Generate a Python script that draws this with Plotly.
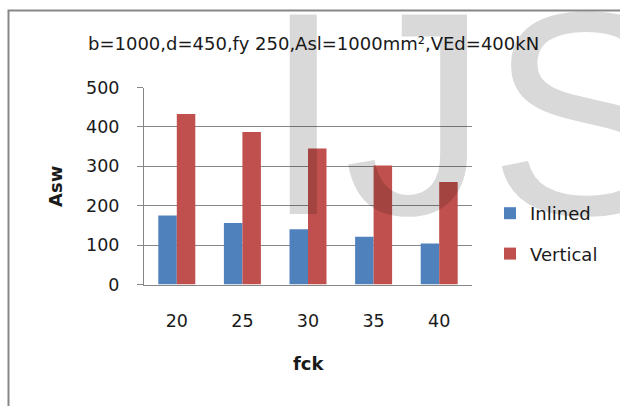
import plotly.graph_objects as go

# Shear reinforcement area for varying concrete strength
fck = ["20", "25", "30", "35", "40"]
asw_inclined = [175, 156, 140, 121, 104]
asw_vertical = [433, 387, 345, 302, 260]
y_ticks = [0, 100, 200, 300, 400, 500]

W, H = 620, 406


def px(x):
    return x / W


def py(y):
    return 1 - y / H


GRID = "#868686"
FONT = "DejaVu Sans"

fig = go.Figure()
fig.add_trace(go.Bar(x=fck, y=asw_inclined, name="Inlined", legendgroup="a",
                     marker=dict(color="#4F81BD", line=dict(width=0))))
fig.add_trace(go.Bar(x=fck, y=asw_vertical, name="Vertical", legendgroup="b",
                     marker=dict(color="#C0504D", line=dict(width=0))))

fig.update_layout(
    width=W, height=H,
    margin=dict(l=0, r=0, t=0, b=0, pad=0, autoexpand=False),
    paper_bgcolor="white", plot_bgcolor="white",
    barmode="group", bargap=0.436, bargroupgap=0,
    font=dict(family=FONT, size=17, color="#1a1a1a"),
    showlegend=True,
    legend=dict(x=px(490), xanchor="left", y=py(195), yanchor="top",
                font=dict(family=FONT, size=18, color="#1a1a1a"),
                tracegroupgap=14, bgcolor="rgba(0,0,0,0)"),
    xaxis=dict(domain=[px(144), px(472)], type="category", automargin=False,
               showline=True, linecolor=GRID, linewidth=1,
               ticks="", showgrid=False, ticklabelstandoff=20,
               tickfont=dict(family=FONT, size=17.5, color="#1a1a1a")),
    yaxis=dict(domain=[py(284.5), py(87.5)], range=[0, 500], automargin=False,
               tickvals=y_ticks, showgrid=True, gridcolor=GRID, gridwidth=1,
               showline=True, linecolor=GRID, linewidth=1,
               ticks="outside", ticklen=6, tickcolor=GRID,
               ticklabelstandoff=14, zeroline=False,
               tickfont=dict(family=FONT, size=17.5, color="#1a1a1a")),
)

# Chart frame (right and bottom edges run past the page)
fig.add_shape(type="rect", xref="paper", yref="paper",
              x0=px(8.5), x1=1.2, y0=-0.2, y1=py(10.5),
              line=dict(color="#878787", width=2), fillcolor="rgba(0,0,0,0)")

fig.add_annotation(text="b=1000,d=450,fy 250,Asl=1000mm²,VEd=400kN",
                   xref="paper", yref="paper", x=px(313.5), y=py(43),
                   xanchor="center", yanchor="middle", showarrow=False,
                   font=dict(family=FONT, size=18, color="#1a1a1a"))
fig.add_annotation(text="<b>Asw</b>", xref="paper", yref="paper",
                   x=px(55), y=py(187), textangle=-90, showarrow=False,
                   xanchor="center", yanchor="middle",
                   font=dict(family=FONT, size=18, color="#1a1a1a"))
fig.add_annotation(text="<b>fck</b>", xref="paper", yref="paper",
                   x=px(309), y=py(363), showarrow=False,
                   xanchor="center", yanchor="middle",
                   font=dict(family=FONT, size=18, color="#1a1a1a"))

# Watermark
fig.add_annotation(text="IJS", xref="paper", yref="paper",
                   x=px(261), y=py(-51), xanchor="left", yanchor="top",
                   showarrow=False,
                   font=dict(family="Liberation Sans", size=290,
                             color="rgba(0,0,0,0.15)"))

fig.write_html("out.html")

·····

Written exercise:
Transcribe the listing in full. Omit the pictures and keep every line exact.

Solution to the problem:
Generate a Python script that draws this with Plotly.
import plotly.graph_objects as go

# Shear reinforcement area for varying concrete strength
fck = ["20", "25", "30", "35", "40"]
asw_inclined = [175, 156, 140, 121, 104]
asw_vertical = [433, 387, 345, 302, 260]
y_ticks = [0, 100, 200, 300, 400, 500]

W, H = 620, 406


def px(x):
    return x / W


def py(y):
    return 1 - y / H


GRID = "#868686"
FONT = "DejaVu Sans"

fig = go.Figure()
fig.add_trace(go.Bar(x=fck, y=asw_inclined, name="Inlined", legendgroup="a",
                     marker=dict(color="#4F81BD", line=dict(width=0))))
fig.add_trace(go.Bar(x=fck, y=asw_vertical, name="Vertical", legendgroup="b",
                     marker=dict(color="#C0504D", line=dict(width=0))))

fig.update_layout(
    width=W, height=H,
    margin=dict(l=0, r=0, t=0, b=0, pad=0, autoexpand=False),
    paper_bgcolor="white", plot_bgcolor="white",
    barmode="group", bargap=0.436, bargroupgap=0,
    font=dict(family=FONT, size=17, color="#1a1a1a"),
    showlegend=True,
    legend=dict(x=px(490), xanchor="left", y=py(195), yanchor="top",
                font=dict(family=FONT, size=18, color="#1a1a1a"),
                tracegroupgap=14, bgcolor="rgba(0,0,0,0)"),
    xaxis=dict(domain=[px(144), px(472)], type="category", automargin=False,
               showline=True, linecolor=GRID, linewidth=1,
               ticks="", showgrid=False, ticklabelstandoff=20,
               tickfont=dict(family=FONT, size=17.5, color="#1a1a1a")),
    yaxis=dict(domain=[py(284.5), py(87.5)], range=[0, 500], automargin=False,
               tickvals=y_ticks, showgrid=True, gridcolor=GRID, gridwidth=1,
               showline=True, linecolor=GRID, linewidth=1,
               ticks="outside", ticklen=6, tickcolor=GRID,
               ticklabelstandoff=14, zeroline=False,
               tickfont=dict(family=FONT, size=17.5, color="#1a1a1a")),
)

# Chart frame (right and bottom edges run past the page)
fig.add_shape(type="rect", xref="paper", yref="paper",
              x0=px(8.5), x1=1.2, y0=-0.2, y1=py(10.5),
              line=dict(color="#878787", width=2), fillcolor="rgba(0,0,0,0)")

fig.add_annotation(text="b=1000,d=450,fy 250,Asl=1000mm²,VEd=400kN",
                   xref="paper", yref="paper", x=px(313.5), y=py(43),
                   xanchor="center", yanchor="middle", showarrow=False,
                   font=dict(family=FONT, size=18, color="#1a1a1a"))
fig.add_annotation(text="<b>Asw</b>", xref="paper", yref="paper",
                   x=px(55), y=py(187), textangle=-90, showarrow=False,
                   xanchor="center", yanchor="middle",
                   font=dict(family=FONT, size=18, color="#1a1a1a"))
fig.add_annotation(text="<b>fck</b>", xref="paper", yref="paper",
                   x=px(309), y=py(363), showarrow=False,
                   xanchor="center", yanchor="middle",
                   font=dict(family=FONT, size=18, color="#1a1a1a"))

# Watermark
fig.add_annotation(text="IJS", xref="paper", yref="paper",
                   x=px(261), y=py(-51), xanchor="left", yanchor="top",
                   showarrow=False,
                   font=dict(family="Liberation Sans", size=290,
                             color="rgba(0,0,0,0.15)"))

fig.write_html("out.html")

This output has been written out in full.